Task to complete >>
Restate the material word for word and leave out anything that is a picture.

Raw data >>
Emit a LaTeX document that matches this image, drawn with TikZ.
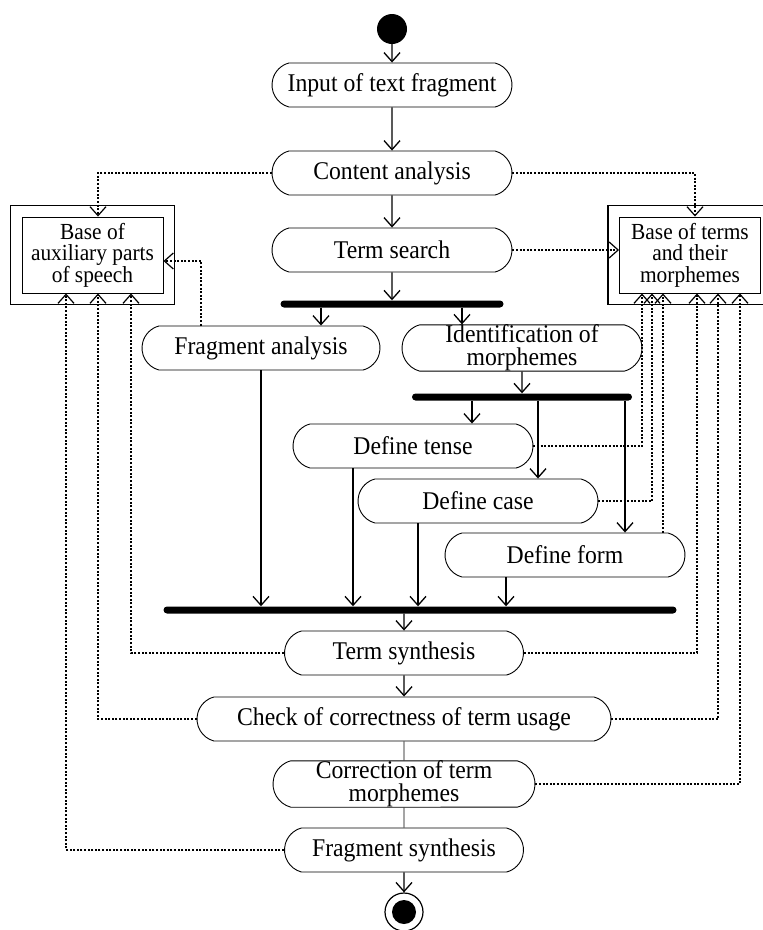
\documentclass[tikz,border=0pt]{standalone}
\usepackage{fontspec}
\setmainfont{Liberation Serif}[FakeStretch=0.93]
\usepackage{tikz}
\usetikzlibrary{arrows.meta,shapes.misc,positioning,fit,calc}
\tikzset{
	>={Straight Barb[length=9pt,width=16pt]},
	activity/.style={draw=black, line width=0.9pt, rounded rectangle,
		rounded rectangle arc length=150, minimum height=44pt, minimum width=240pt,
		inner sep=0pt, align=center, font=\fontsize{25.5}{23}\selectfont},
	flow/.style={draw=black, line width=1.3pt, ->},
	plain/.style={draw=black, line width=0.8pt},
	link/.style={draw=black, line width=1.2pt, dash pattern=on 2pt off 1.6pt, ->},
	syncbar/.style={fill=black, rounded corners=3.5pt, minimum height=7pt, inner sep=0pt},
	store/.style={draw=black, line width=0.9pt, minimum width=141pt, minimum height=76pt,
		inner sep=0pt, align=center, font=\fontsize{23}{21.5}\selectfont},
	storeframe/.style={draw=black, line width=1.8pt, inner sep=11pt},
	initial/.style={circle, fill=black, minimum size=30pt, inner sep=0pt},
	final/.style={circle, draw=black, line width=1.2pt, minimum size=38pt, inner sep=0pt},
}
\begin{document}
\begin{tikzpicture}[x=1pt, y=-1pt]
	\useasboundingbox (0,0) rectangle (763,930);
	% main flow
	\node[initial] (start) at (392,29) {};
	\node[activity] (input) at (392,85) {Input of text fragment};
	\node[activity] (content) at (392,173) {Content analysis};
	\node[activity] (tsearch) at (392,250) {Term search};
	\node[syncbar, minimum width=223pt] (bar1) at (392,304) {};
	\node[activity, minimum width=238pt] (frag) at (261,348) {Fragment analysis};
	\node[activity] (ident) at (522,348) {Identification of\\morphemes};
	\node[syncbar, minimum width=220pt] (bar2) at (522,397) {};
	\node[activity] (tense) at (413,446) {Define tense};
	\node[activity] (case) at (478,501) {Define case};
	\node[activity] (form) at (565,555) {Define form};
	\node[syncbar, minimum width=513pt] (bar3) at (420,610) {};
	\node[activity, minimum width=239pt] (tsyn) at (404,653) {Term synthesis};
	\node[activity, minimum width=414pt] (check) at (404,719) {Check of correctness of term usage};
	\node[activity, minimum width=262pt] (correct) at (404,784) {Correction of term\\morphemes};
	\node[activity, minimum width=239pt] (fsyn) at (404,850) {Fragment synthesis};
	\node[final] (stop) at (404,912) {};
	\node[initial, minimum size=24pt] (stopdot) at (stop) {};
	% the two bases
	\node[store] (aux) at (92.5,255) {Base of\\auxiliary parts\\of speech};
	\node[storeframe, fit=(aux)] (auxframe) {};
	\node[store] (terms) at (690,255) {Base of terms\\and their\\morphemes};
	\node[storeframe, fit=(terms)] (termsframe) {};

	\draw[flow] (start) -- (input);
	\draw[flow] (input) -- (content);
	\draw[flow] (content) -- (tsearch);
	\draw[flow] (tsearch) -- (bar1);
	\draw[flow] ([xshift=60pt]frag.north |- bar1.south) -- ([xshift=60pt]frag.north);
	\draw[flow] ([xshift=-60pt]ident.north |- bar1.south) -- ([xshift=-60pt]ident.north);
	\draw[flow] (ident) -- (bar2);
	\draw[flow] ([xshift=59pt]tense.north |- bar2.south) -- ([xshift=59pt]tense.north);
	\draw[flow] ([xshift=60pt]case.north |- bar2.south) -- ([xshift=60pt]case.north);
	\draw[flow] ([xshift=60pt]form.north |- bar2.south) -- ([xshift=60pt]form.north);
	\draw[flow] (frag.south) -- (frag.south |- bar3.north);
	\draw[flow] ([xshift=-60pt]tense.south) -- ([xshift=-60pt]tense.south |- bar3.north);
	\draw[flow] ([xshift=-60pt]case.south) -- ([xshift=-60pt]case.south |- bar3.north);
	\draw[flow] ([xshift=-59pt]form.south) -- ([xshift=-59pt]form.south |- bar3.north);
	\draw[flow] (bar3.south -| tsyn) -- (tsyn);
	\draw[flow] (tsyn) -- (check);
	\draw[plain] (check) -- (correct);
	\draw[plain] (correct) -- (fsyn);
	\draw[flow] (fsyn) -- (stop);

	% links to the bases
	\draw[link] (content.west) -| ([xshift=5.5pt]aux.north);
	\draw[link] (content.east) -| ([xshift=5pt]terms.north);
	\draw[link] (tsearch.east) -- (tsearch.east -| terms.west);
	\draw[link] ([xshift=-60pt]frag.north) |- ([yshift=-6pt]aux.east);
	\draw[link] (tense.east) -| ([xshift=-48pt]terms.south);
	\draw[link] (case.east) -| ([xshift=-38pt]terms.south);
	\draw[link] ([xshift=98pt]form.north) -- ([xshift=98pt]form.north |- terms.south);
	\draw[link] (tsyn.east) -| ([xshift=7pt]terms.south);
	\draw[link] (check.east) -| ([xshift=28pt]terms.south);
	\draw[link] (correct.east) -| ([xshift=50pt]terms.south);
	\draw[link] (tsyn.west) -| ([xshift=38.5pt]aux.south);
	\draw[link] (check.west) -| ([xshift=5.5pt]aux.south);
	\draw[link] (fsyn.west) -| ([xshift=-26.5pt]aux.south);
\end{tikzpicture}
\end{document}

Response below >>
Emit a LaTeX document that matches this image, drawn with TikZ.
\documentclass[tikz,border=0pt]{standalone}
\usepackage{fontspec}
\setmainfont{Liberation Serif}[FakeStretch=0.93]
\usepackage{tikz}
\usetikzlibrary{arrows.meta,shapes.misc,positioning,fit,calc}
\tikzset{
	>={Straight Barb[length=9pt,width=16pt]},
	activity/.style={draw=black, line width=0.9pt, rounded rectangle,
		rounded rectangle arc length=150, minimum height=44pt, minimum width=240pt,
		inner sep=0pt, align=center, font=\fontsize{25.5}{23}\selectfont},
	flow/.style={draw=black, line width=1.3pt, ->},
	plain/.style={draw=black, line width=0.8pt},
	link/.style={draw=black, line width=1.2pt, dash pattern=on 2pt off 1.6pt, ->},
	syncbar/.style={fill=black, rounded corners=3.5pt, minimum height=7pt, inner sep=0pt},
	store/.style={draw=black, line width=0.9pt, minimum width=141pt, minimum height=76pt,
		inner sep=0pt, align=center, font=\fontsize{23}{21.5}\selectfont},
	storeframe/.style={draw=black, line width=1.8pt, inner sep=11pt},
	initial/.style={circle, fill=black, minimum size=30pt, inner sep=0pt},
	final/.style={circle, draw=black, line width=1.2pt, minimum size=38pt, inner sep=0pt},
}
\begin{document}
\begin{tikzpicture}[x=1pt, y=-1pt]
	\useasboundingbox (0,0) rectangle (763,930);
	% main flow
	\node[initial] (start) at (392,29) {};
	\node[activity] (input) at (392,85) {Input of text fragment};
	\node[activity] (content) at (392,173) {Content analysis};
	\node[activity] (tsearch) at (392,250) {Term search};
	\node[syncbar, minimum width=223pt] (bar1) at (392,304) {};
	\node[activity, minimum width=238pt] (frag) at (261,348) {Fragment analysis};
	\node[activity] (ident) at (522,348) {Identification of\\morphemes};
	\node[syncbar, minimum width=220pt] (bar2) at (522,397) {};
	\node[activity] (tense) at (413,446) {Define tense};
	\node[activity] (case) at (478,501) {Define case};
	\node[activity] (form) at (565,555) {Define form};
	\node[syncbar, minimum width=513pt] (bar3) at (420,610) {};
	\node[activity, minimum width=239pt] (tsyn) at (404,653) {Term synthesis};
	\node[activity, minimum width=414pt] (check) at (404,719) {Check of correctness of term usage};
	\node[activity, minimum width=262pt] (correct) at (404,784) {Correction of term\\morphemes};
	\node[activity, minimum width=239pt] (fsyn) at (404,850) {Fragment synthesis};
	\node[final] (stop) at (404,912) {};
	\node[initial, minimum size=24pt] (stopdot) at (stop) {};
	% the two bases
	\node[store] (aux) at (92.5,255) {Base of\\auxiliary parts\\of speech};
	\node[storeframe, fit=(aux)] (auxframe) {};
	\node[store] (terms) at (690,255) {Base of terms\\and their\\morphemes};
	\node[storeframe, fit=(terms)] (termsframe) {};

	\draw[flow] (start) -- (input);
	\draw[flow] (input) -- (content);
	\draw[flow] (content) -- (tsearch);
	\draw[flow] (tsearch) -- (bar1);
	\draw[flow] ([xshift=60pt]frag.north |- bar1.south) -- ([xshift=60pt]frag.north);
	\draw[flow] ([xshift=-60pt]ident.north |- bar1.south) -- ([xshift=-60pt]ident.north);
	\draw[flow] (ident) -- (bar2);
	\draw[flow] ([xshift=59pt]tense.north |- bar2.south) -- ([xshift=59pt]tense.north);
	\draw[flow] ([xshift=60pt]case.north |- bar2.south) -- ([xshift=60pt]case.north);
	\draw[flow] ([xshift=60pt]form.north |- bar2.south) -- ([xshift=60pt]form.north);
	\draw[flow] (frag.south) -- (frag.south |- bar3.north);
	\draw[flow] ([xshift=-60pt]tense.south) -- ([xshift=-60pt]tense.south |- bar3.north);
	\draw[flow] ([xshift=-60pt]case.south) -- ([xshift=-60pt]case.south |- bar3.north);
	\draw[flow] ([xshift=-59pt]form.south) -- ([xshift=-59pt]form.south |- bar3.north);
	\draw[flow] (bar3.south -| tsyn) -- (tsyn);
	\draw[flow] (tsyn) -- (check);
	\draw[plain] (check) -- (correct);
	\draw[plain] (correct) -- (fsyn);
	\draw[flow] (fsyn) -- (stop);

	% links to the bases
	\draw[link] (content.west) -| ([xshift=5.5pt]aux.north);
	\draw[link] (content.east) -| ([xshift=5pt]terms.north);
	\draw[link] (tsearch.east) -- (tsearch.east -| terms.west);
	\draw[link] ([xshift=-60pt]frag.north) |- ([yshift=-6pt]aux.east);
	\draw[link] (tense.east) -| ([xshift=-48pt]terms.south);
	\draw[link] (case.east) -| ([xshift=-38pt]terms.south);
	\draw[link] ([xshift=98pt]form.north) -- ([xshift=98pt]form.north |- terms.south);
	\draw[link] (tsyn.east) -| ([xshift=7pt]terms.south);
	\draw[link] (check.east) -| ([xshift=28pt]terms.south);
	\draw[link] (correct.east) -| ([xshift=50pt]terms.south);
	\draw[link] (tsyn.west) -| ([xshift=38.5pt]aux.south);
	\draw[link] (check.west) -| ([xshift=5.5pt]aux.south);
	\draw[link] (fsyn.west) -| ([xshift=-26.5pt]aux.south);
\end{tikzpicture}
\end{document}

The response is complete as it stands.